Olaus Magnus (1490 – 1557)
was a Swedish catholic priest, geographer and carthographer. His original name was Olof Mansson (meaning son of Mansson). Magnus is a latinized version of his patronymic second name, and not the literal personal epithet meaning „great“.
He was born in Linköping, attended school there and in 1510 he went abroad to prepare himself for a career in the Catholic Church in Sweden. Among other places he studied at the University of Rostock, Germany. After his return to Sweden, in 1518, he became deputy of Angelo Arcimboldi, the papal seller of indulgencies in Northern Germany and in Scandinavia. In that capacity he travelled around „Norrland“ and even reached Nidaros (Trondheim), the Lofoten and southern Finnmark. The impressions he collected on these voyages should prove as very valuable along his career.
When the Lutheran Reformation erupted in Sweden Olaus Magnus, together with his elder brother, Archbishop Johannes Magnus, remained loyal to the Catholic faith and they went into exile. As refugees they spent several years in Danzig. In 1537 they settled in Rome. Olaus acted as his brother‘s secretary and worked on his book „Carta Marina et Descriptio septentrionalium terrarum ac mirabilium rerum in eis contentarum, diligentissime elaborata Anno Domini 1539 Veneciis liberalitate Reverendissimi Domini Ieronimi Quirini“ (A Marine map and Description of the Northern Lands and of their Marvels, most carefully drawn up at Venice in the year 1539 through the generous assistance of the Most Honourable Lord and Patriarch Hieronymo Quirino). It included a map of Northern Europe which was rediscovered by Oscar Brenner in the Munich state library and is now referred to as „Carta Marina“. It consists of 9 parts, and is remarkably large: 170 cm wide and 125 cm tall.
After the death of his brother in 1544, Olaus was appointed Arch Bishop of Uppsala but as a consequence of the Swedish Reformation he was not able to enter his territory and stayed in Rome. Here, in 1555 Olaus published his most important book „Historia de gentibus septentrionalibus“ (A Description of the Northern Peoples) which was intended to become the commentary book to the „Carta Marina“ but in fact it dealt with the nature, the climate, agriculture, mining, wild animals and last but not least the life of people in Scandinavia. This text on dark winters, violent currents and beast of the sea amazed the rest of Europe. The book was translated into Italian (1565), German (1567), English (1658) and Dutch 1665), and not until 1909 into Swedish. The „Carta Marina“ was indispensable for generations of later cartographers.
The two scientific works he published during his long exile gave Olaus Magnus a pioneering position in the geographic research of Scandinavia. He never returned to Sweden and after his death, as a prominent churchman he was buried in St. Peter’s in Rome.

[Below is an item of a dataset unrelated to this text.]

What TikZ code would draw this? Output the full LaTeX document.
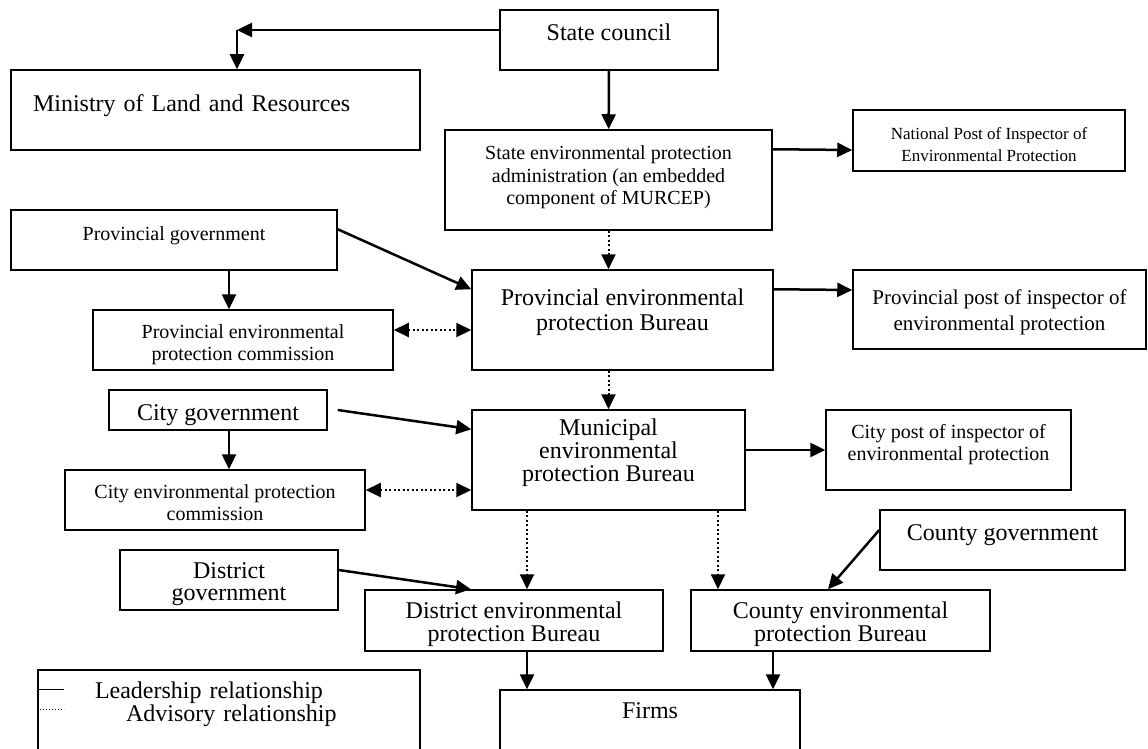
\documentclass[tikz,border=0pt]{standalone}
\usepackage{fontspec}
\setmainfont{Liberation Serif}
\usetikzlibrary{arrows.meta}
\tikzset{
  unit/.style n args={3}{draw, line width=1.5pt, inner sep=0pt, anchor=base, align=center,
    minimum width=#1, text height=#2, text depth=#3},
  bigtxt/.style={font=\fontsize{24}{23}\selectfont},
  midtxt/.style={font=\fontsize{20}{21.5}\selectfont},
  lead/.style={line width=2.5pt, -{Triangle[length=15pt,width=14pt]}},
  advise/.style={line width=2pt, dash pattern=on 2pt off 2.5pt, -{Triangle[length=15pt,width=14pt]}},
}
\begin{document}
\begin{tikzpicture}[x=1pt, y=-1pt]
        \useasboundingbox (0,0) rectangle (1148,749);
        \clip (0,0) rectangle (1148,749);

        \node[unit={218pt}{31pt}{29pt}, bigtxt] (SC) at (609,41) {State council};
        \node[unit={409pt}{42pt}{38pt}, bigtxt, text width=365pt, align=left] (MLR) at (215.5,112) {Ministry of Land and Resources};
        \node[unit={327pt}{74pt}{26pt}, font=\fontsize{20}{22}\selectfont] (SEPA) at (608.5,204) {State environmental protection\\administration (an embedded\\component of MURCEP)};
        \node[unit={272pt}{51pt}{10pt}, font=\fontsize{17}{22}\selectfont] (NPI) at (989,161) {National Post of Inspector of\\Environmental Protection};

        \node[unit={326pt}{30pt}{30pt}, midtxt] (PG) at (174,240) {Provincial government};
        \node[unit={300pt}{50pt}{10pt}, midtxt] (PEPC) at (243,360) {Provincial environmental\\protection commission};
        \node[unit={301pt}{60pt}{40pt}, font=\fontsize{24}{25}\selectfont] (PEPB) at (622.5,330) {Provincial environmental\\protection Bureau};
        \node[unit={293pt}{60pt}{19pt}, font=\fontsize{21}{26}\selectfont] (PPI) at (999.5,330) {Provincial post of inspector of\\environmental protection};

        \node[unit={218pt}{30pt}{10pt}, bigtxt] (CG) at (218,420) {City government};
        \node[unit={300pt}{50pt}{10pt}, midtxt] (CEPC) at (215,520) {City environmental protection\\commission};
        \node[unit={273pt}{71pt}{29pt}, bigtxt] (MEPB) at (608.5,481) {Municipal\\environmental\\protection Bureau};
        \node[unit={245pt}{50pt}{30pt}, midtxt] (CPI) at (948.5,460) {City post of inspector of\\environmental protection};

        \node[unit={245pt}{30pt}{30pt}, bigtxt] (CoG) at (1002.5,540) {County government};
        \node[unit={218pt}{50pt}{10pt}, font=\fontsize{24}{22}\selectfont] (DG) at (229,600) {District\\government};
        \node[unit={298pt}{51pt}{10pt}, bigtxt] (DEPB) at (514,641) {District environmental\\protection Bureau};
        \node[unit={299pt}{51pt}{10pt}, bigtxt] (CoEPB) at (840.5,641) {County environmental\\protection Bureau};

        \node[unit={300pt}{28pt}{60pt}, bigtxt] (FI) at (650,718) {Firms};
        \node[unit={382pt}{28pt}{80pt}, bigtxt, text width=268pt, align=left] (LEG) at (229,698) {Leadership relationship\\\hspace*{31pt}Advisory relationship};

        \coordinate (bend) at (237,30);
        \draw[lead] (SC.west |- bend) -- (bend);
        \draw[lead] (bend) -- (bend |- MLR.north);
        \draw[lead] (SC) -- (SEPA);
        \draw[lead] ([yshift=-20pt]SEPA.north east) -- ([yshift=-9.5pt]NPI.west);
        \draw[advise] (SEPA.south) -- ([xshift=-14pt]PEPB.north);

        \draw[lead] ([yshift=-20pt]PG.north east) -- ([yshift=-20pt]PEPB.north west);
        \draw[lead] ([xshift=55pt]PG.south) -- ([xshift=-14pt]PEPC.north);
        \draw[advise, {Triangle[length=15pt,width=14pt]}-{Triangle[length=15pt,width=14pt]}] ([yshift=10pt]PEPC.east) -- ([yshift=-10pt]PEPB.west);
        \draw[lead] ([yshift=-20pt]PEPB.north east) -- ([yshift=19.5pt]PPI.west);
        \draw[advise] ([xshift=-14pt]PEPB.south) -- (MEPB.north);

        \draw[lead] ([xshift=10pt]CG.east) -- ([yshift=-20pt]MEPB.north west);
        \draw[lead] ([xshift=11pt]CG.south) -- ([xshift=14pt]CEPC.north);
        \draw[advise, {Triangle[length=15pt,width=14pt]}-{Triangle[length=15pt,width=14pt]}] ([yshift=10pt]CEPC.east) -- ([yshift=-30pt]MEPB.west);
        \draw[lead] ([yshift=10pt]MEPB.east) -- (CPI.west);
        \draw[advise] ([xshift=-81.5pt]MEPB.south) -- ([xshift=13pt]DEPB.north);
        \draw[advise] ([xshift=109.5pt]MEPB.south) -- ([xshift=-122.5pt]CoEPB.north);

        \draw[lead] ([yshift=10pt]CoG.west) -- ([xshift=-12.5pt]CoEPB.north);
        \draw[lead] ([yshift=10pt]DG.east) -- ([xshift=-43pt]DEPB.north);
        \draw[lead] ([xshift=13pt]DEPB.south) -- ([xshift=-123pt]FI.north);
        \draw[lead] ([xshift=-67.5pt]CoEPB.south) -- ([xshift=123pt]FI.north);

        \draw[line width=1pt] ([yshift=-20pt]LEG.north west) -- ++(27,0);
        \draw[line width=1pt, dotted] ([yshift=-40pt]LEG.north west) -- ++(27,0);
    \end{tikzpicture}
\end{document}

This very rare map is from the Italian translation of Olaus Magnus‘ „Historia de gentibus septentrionalibus“, published under the title „Historia delle genti et della natura delle cose settentrionali“ in 1565. It looks very similar to a map titled „Scandianae Insula Index“ written by Olaus‘ brother Johannes Magnus in his work „Historia de omnibus Gothorum Suenumque regibus“ (The History of all Gaelish and Swedish Kings) and posthumously published by Olaus in 1554. Between these two maps there are some differences. On the one hand, Johannes‘ map was woodcut, Olaus‘ map used the copperplate technique which allowed a finer work. On the other hand, Johannes‘ map had a misspelling of Iceland („Isladia“) which was corrected in Olaus‘ map.
The map shows Scandinavia, the Baltic and the adjacent countries including the eastern coast of England („Anglia“) and Scotland („Scotia“). It is decorated by a compass rose, six sea monsters along the west coast of Norway and a huge one in the ocean in the far north and furthermore by lots of rowing boats and sailing vessels. Iceland is positioned to close to Norway and with wrong orientation (too much SW/NE, as opposed to W/E.
About Iceland itself there is not much information. Only two larger buildings which could be the bishoprics Skalholt and Holar, two smaller buildings which are probably settlements and three volcanoes are depicted.